==== Dataset ====

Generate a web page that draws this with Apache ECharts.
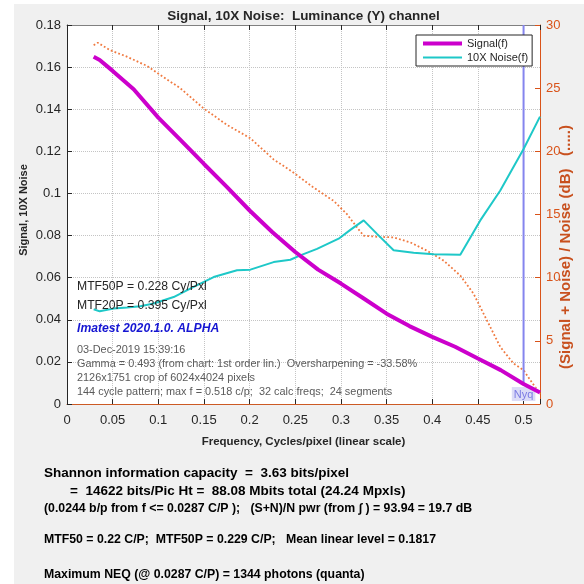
<!DOCTYPE html>
<html><head><meta charset="utf-8">
<script src="https://cdn.jsdelivr.net/npm/echarts@6/dist/echarts.min.js"></script>
<style>html,body{margin:0;padding:0;background:#fff}#c{width:584px;height:584px}</style>
</head><body><div id="c"></div>
<script>
// ---- data ----
const freqSignal = [0.0292,0.0358,0.05,0.073,0.1,0.125,0.15,0.175,0.2,0.225,0.25,0.275,0.3,0.325,0.35,0.375,0.4,0.425,0.45,0.475,0.5,0.518];
const signalValues = [0.1649,0.1634,0.1582,0.1495,0.1360,0.1251,0.1140,0.1031,0.0919,0.0816,0.0722,0.0638,0.0572,0.0501,0.0429,0.0370,0.0319,0.0272,0.0216,0.0161,0.0095,0.0055];
const freqNoise = [0.0292,0.0358,0.0511,0.0657,0.0803,0.0949,0.1168,0.1387,0.1606,0.1862,0.2008,0.2263,0.2446,0.2555,0.2738,0.2975,0.3103,0.3249,0.3395,0.3577,0.3796,0.4015,0.4307,0.4526,0.4745,0.5,0.518];
const noiseValues = [0.0450,0.0440,0.0453,0.0458,0.0464,0.0477,0.0508,0.0556,0.0603,0.0635,0.0638,0.0674,0.0685,0.0706,0.0737,0.0785,0.0827,0.0872,0.0808,0.0730,0.0718,0.0711,0.0709,0.0872,0.1014,0.1211,0.1365];
const freqSNR = [0.0292,0.0336,0.0474,0.0654,0.0876,0.102,0.124,0.1496,0.175,0.2007,0.2263,0.2482,0.27,0.292,0.3066,0.3176,0.3249,0.3395,0.3577,0.376,0.3942,0.4125,0.4307,0.4453,0.4599,0.4745,0.4891,0.5,0.5074,0.518];
const snrDb = [28.4,28.6,28.0,27.5,26.76,26.05,25.0,23.4,22.1,21.04,19.36,18.31,17.13,16.08,15.03,13.98,13.32,13.24,13.19,12.79,12.14,11.35,10.17,8.72,6.62,4.52,3.2,2.68,1.89,0.8];
const nyquistFreq = 0.5;
const xTickLabels = ['0','0.05','0.1','0.15','0.2','0.25','0.3','0.35','0.4','0.45','0.5'];
const leftTickLabels = ['0','0.02','0.04','0.06','0.08','0.1','0.12','0.14','0.16','0.18'];
const rightTickLabels = ['0','5','10','15','20','25','30'];
const seriesNames = ['Signal(f)','10X Noise(f)'];

const F = 'Liberation Sans, Arial, sans-serif';
const zip = (a,b) => a.map((v,i)=>[v,b[i]]);
const nyqSignal = signalValues[freqSignal.indexOf(nyquistFreq)];

const chart = echarts.init(document.getElementById('c'), null, {renderer:'canvas'});
const gridLine = {show:true, lineStyle:{color:'#c4c4c4', type:'dotted', width:1}};
const txt = (x,y,text,font,fill) => ({type:'text', x, y, z:100, style:{text, font, fill, align:'left', verticalAlign:'middle'}});
const ctxt = (x,y,text,font,fill,rot) => ({type:'text', x, y, z:100, rotation:rot||0, style:{text, font, fill, align:'center', verticalAlign:'middle'}});

chart.setOption({
  backgroundColor:'#f0f0f0',
  animation:false,
  grid:{left:67, right:44, top:25, bottom:180, show:true, backgroundColor:'#ffffff', borderWidth:0},
  legend:{
    data:[{name:seriesNames[0], lineStyle:{width:4}}, {name:seriesNames[1], lineStyle:{width:2}}],
    orient:'vertical', left:416, top:35,
    itemWidth:39, itemHeight:12, itemGap:3, padding:[3,4,3,5],
    backgroundColor:'#ffffff', borderColor:'#262626', borderWidth:1, borderRadius:0,
    itemStyle:{opacity:0},
    textStyle:{fontFamily:F, fontSize:11, color:'#262626'}
  },
  xAxis:[{
    type:'value', min:0, max:0.518, interval:0.05, position:'bottom',
    axisLine:{show:true, onZero:false, lineStyle:{color:'#cc5a24', width:1}},
    axisTick:{show:true, inside:true, length:5, lineStyle:{color:'#262626'}},
    axisLabel:{fontFamily:F, fontSize:13, color:'#262626', margin:10,
      formatter:v=>{const k=Math.round(v/0.05); return Math.abs(v-k*0.05)<1e-6 ? (xTickLabels[k]||'') : '';}},
    splitLine:gridLine,
    name:'Frequency, Cycles/pixel (linear scale)', nameLocation:'middle', nameGap:32,
    nameTextStyle:{fontFamily:F, fontSize:11.5, fontWeight:'bold', color:'#262626'}
  },{
    type:'value', min:0, max:0.518, interval:0.05, position:'top',
    axisLine:{show:true, onZero:false, lineStyle:{color:'#808080', width:1}},
    axisTick:{show:true, inside:true, length:5, lineStyle:{color:'#262626'}},
    axisLabel:{show:false}, splitLine:{show:false}
  }],
  yAxis:[{
    type:'value', min:0, max:0.18, interval:0.02, position:'left',
    axisLine:{show:true, onZero:false, lineStyle:{color:'#262626', width:1}},
    axisTick:{show:true, inside:true, length:5, lineStyle:{color:'#262626'}},
    axisLabel:{fontFamily:F, fontSize:13, color:'#262626', margin:6,
      formatter:v=>{const k=Math.round(v/0.02); return leftTickLabels[k]||'';}},
    splitLine:gridLine
  },{
    type:'value', min:0, max:30, interval:5, position:'right',
    axisLine:{show:true, onZero:false, lineStyle:{color:'#d95319', width:1}},
    axisTick:{show:true, inside:true, length:5, lineStyle:{color:'#d95319'}},
    axisLabel:{fontFamily:F, fontSize:13, color:'#d95319', margin:6,
      formatter:v=>{const k=Math.round(v/5); return rightTickLabels[k]||'';}},
    splitLine:{show:false}
  }],
  series:[
    {name:'SNR', type:'line', yAxisIndex:1, data:zip(freqSNR, snrDb), showSymbol:false, symbol:'none', z:2,
     lineStyle:{color:'#f07a40', width:1.8, type:[1.8,2.2]}, silent:true},
    {name:'Nyq', type:'line', data:[[nyquistFreq,0.18],[nyquistFreq,nyqSignal]], z:3,
     symbol:'none', showSymbol:false,
     lineStyle:{color:'#8585ee', width:2},
     markPoint:{symbol:'rect', symbolSize:0.1, itemStyle:{color:'rgba(0,0,0,0)'},
       data:[{coord:[nyquistFreq,nyqSignal], label:{show:true, formatter:'Nyq', position:'bottom', distance:3,
         backgroundColor:'#dcdcf7', color:'#7b7be3', fontFamily:F, fontSize:11, padding:[2,2,1,2]}}]}},
    {name:seriesNames[1], type:'line', data:zip(freqNoise, noiseValues), showSymbol:false, symbol:'none', z:4,
     lineStyle:{color:'#1ec8c8', width:2}, itemStyle:{color:'#1ec8c8'}},
    {name:seriesNames[0], type:'line', data:zip(freqSignal, signalValues), showSymbol:false, symbol:'none', z:5,
     lineStyle:{color:'#cc00cc', width:4}, itemStyle:{color:'#cc00cc'}}
  ],
  graphic:[
    {type:'rect', shape:{x:0,y:0,width:14,height:584}, style:{fill:'#ffffff'}, z:-1, silent:true},
    {type:'rect', shape:{x:0,y:0,width:584,height:4}, style:{fill:'#ffffff'}, z:-1, silent:true},
    ctxt(303.5, 16, 'Signal, 10X Noise:  Luminance (Y) channel', 'bold 13.5px '+F, '#262626'),
    ctxt(23.5, 210, 'Signal, 10X Noise', 'bold 11px '+F, '#262626', Math.PI/2),
    ctxt(566, 247, '(Signal + Noise) / Noise (dB)   (.....)', 'bold 15px '+F, '#c8501e', Math.PI/2),
    txt(77, 287, 'MTF50P = 0.228 Cy/Pxl', '12.2px '+F, '#262626'),
    txt(77, 306, 'MTF20P = 0.395 Cy/Pxl', '12.2px '+F, '#262626'),
    txt(77, 328.5, 'Imatest 2020.1.0. ALPHA', 'italic bold 12.2px '+F, '#1616d2'),
    txt(77, 350, '03-Dec-2019 15:39:16', '10.9px '+F, '#5a5a5a'),
    txt(77, 363.5, 'Gamma = 0.493 (from chart: 1st order lin.)  Oversharpening = -33.58%', '10.9px '+F, '#5a5a5a'),
    txt(77, 377.5, '2126x1751 crop of 6024x4024 pixels', '10.9px '+F, '#5a5a5a'),
    txt(77, 391.5, '144 cycle pattern; max f = 0.518 c/p;  32 calc freqs;  24 segments', '10.9px '+F, '#5a5a5a'),
    txt(44, 473.5, 'Shannon information capacity  =  3.63 bits/pixel', 'bold 13.5px '+F, '#000000'),
    txt(70, 491, '=  14622 bits/Pic Ht =  88.08 Mbits total (24.24 Mpxls)', 'bold 13.5px '+F, '#000000'),
    txt(44, 508.5, '(0.0244 b/p from f <= 0.0287 C/P );   (S+N)/N pwr (from \u222B ) = 93.94 = 19.7 dB', 'bold 12.3px '+F, '#000000'),
    txt(44, 540, 'MTF50 = 0.22 C/P;  MTF50P = 0.229 C/P;   Mean linear level = 0.1817', 'bold 12.3px '+F, '#000000'),
    txt(44, 575, 'Maximum NEQ (@ 0.0287 C/P) = 1344 photons (quanta)', 'bold 12.3px '+F, '#000000')
  ]
});
</script></body></html>
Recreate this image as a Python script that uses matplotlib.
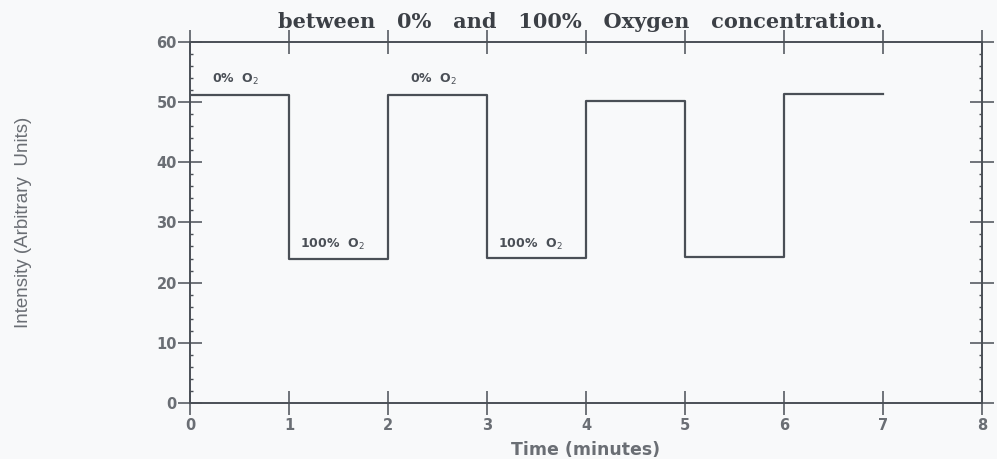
"""Oxygen response of the sensor film: intensity steps while the gas
supply is switched between 0% and 100% O2 once a minute."""
import matplotlib.pyplot as plt
from matplotlib.ticker import MultipleLocator

# step edges (minutes) and the intensity held over each interval
EDGES = [0, 1, 2, 3, 4, 5, 6, 7]
LEVELS = [51.1, 24.0, 51.2, 24.1, 50.2, 24.2, 51.4]

# gas labels: (time, intensity, text)
LABELS = [
    (0.22, 53.7, "0%  O$_2$"),
    (2.22, 53.7, "0%  O$_2$"),
    (1.11, 26.4, "100%  O$_2$"),
    (3.11, 26.4, "100%  O$_2$"),
]

X_TICKS = [0, 1, 2, 3, 4, 5, 6, 7, 8]
Y_TICKS = [0, 10, 20, 30, 40, 50, 60]

INK = "#4a4f56"
TICK_INK = "#6a6e74"
PAPER = "#f8f9fa"

fig = plt.figure(figsize=(9.97, 4.59), dpi=100, facecolor=PAPER)
ax = fig.add_axes([0.1906, 0.1220, 0.7944, 0.7869], facecolor=PAPER)

# staircase: repeat the last level so the final step is drawn to its end
ax.step(EDGES, LEVELS + [LEVELS[-1]], where="post", color=INK, lw=1.6)

for x, y, txt in LABELS:
    ax.text(x, y, txt, fontsize=9, color=INK, ha="left", va="center",
            family="DejaVu Sans", fontweight="bold")

ax.set_xlim(0, 8)
ax.set_ylim(0, 60)
ax.set_xticks(X_TICKS)
ax.set_yticks(Y_TICKS)
ax.yaxis.set_minor_locator(MultipleLocator(2))

for side in ax.spines.values():
    side.set_color(INK)
    side.set_linewidth(1.4)

ax.tick_params(axis="both", which="major", direction="inout", length=17,
               width=1.1, color=INK, top=True, right=True,
               labelsize=10.5, labelcolor=TICK_INK)
ax.tick_params(axis="y", which="minor", direction="in", length=2.5,
               width=1.0, color=INK, left=True, right=True)
ax.tick_params(axis="x", which="major", pad=2)
ax.tick_params(axis="y", which="major", pad=1)
for lab in ax.get_xticklabels() + ax.get_yticklabels():
    lab.set_family("DejaVu Sans")
    lab.set_fontweight("bold")

ax.set_xlabel("Time (minutes)", fontsize=12.5, color=TICK_INK,
              family="DejaVu Sans", fontweight="bold", labelpad=6)
ax.set_ylabel("Intensity (Arbitrary  Units)", fontsize=13.5, color=TICK_INK,
              family="Liberation Sans")
ax.yaxis.set_label_coords(-0.199, 0.5)

fig.text(0.582, 0.953, "between   0%   and   100%   Oxygen   concentration.",
         ha="center", va="center", fontsize=15, color="#3c4046",
         family="DejaVu Serif", fontweight="bold")

fig.savefig("out.png", dpi=100, facecolor=PAPER)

====

#### Exercise requirements:
From the records above, copy exactly the lines starting at the one with "Recreate this image" and ending at the one with "from matplotlib.ticker import MultipleLocator", and no others. Pictures stay out.

#### Task result:
Recreate this image as a Python script that uses matplotlib.
"""Oxygen response of the sensor film: intensity steps while the gas
supply is switched between 0% and 100% O2 once a minute."""
import matplotlib.pyplot as plt
from matplotlib.ticker import MultipleLocator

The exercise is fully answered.